Among the surveyed advertisers, 20% claimed a return on podcasts greater than $6 for every $1 spent, surpassing the returns of any other medium tested. Notably, 13% of marketers reported a better than six-times return on their investment in broadcast radio, the closest competitor to podcasts in terms of return.

The research also identified the podcast genre that generates the strongest return on ad spending. Nearly 38% of respondents stated that Business category shows had the best return, more than twice the number for TV and Movie genres (16%) and over three times the number for Sports (9%).

“When specifically measuring return on ad spend, a high performance in the Business category isn’t really surprising because we know those audiences tend to be more affluent,” said Gabriella Gregoris, Group Business Director of National Performance at Acast.

Marketers are increasingly investing in podcast advertising based on the belief in its strong return on results. According to the research, 68% of respondents stated that their second campaign had a larger budget than their first podcast advertising campaign. In fact, marketers were 34 times more likely to increase their budgets from the first campaign to the second, with only 2% reporting a decrease in their follow-up campaign budget.

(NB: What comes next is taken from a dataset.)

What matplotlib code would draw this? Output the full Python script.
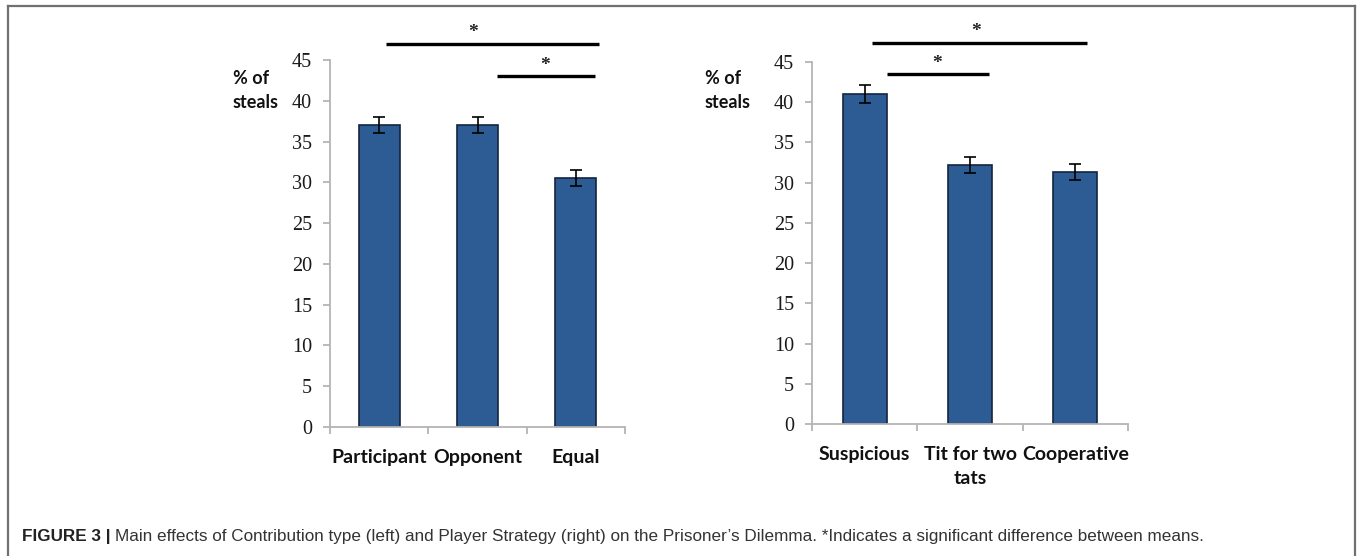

Contrary to a common critique of podcasting regarding ad repetition, the study found that most ad buyers prefer a higher frequency. Acast’s survey revealed that the majority of marketers consider an ideal podcast frequency to be between 6 and 9, with 15% stating that 10 or higher is acceptable. These figures are significantly higher than Podsights’ recommended ideal frequency of 2 to 5.

The study also highlighted how podcasting is often used as an add-on to larger campaigns. Marketers leverage podcasts to complement other forms of media, reaching young and engaged audiences. The survey indicated that podcasts improve campaign effectiveness by 21% to 40%, according to most respondents.

The combination of podcast ads with social media, online video, and TV was found to be particularly beneficial, as it enhanced the overall effectiveness of advertising campaigns, according to the majority (54%) of marketers. Adding podcasts to radio campaigns also yielded positive results, with 14% of respondents reporting a significant lift in campaign effectiveness.

As a result of these findings, 63% of marketers believe that podcast ads deserve 7% to 14% of total marketing spend based on their performance. Given the total expenditure on digital ads in 2022, this suggests that podcasts deserve an additional $17.4 billion to $34.8 billion in ad dollars, indicating the medium’s effectiveness and significant growth potential, as noted by Acast.

“We know that podcast advertising is the most effective form of advertising out there and this research now proves it becomes even more powerful when part of larger campaigns,” Gregoris said. “Looking holistically at this, with respondents saying podcasts should have a larger share of total marketing spend, marketers should consider ways to add podcasts to their large multimedia campaigns to see higher returns.”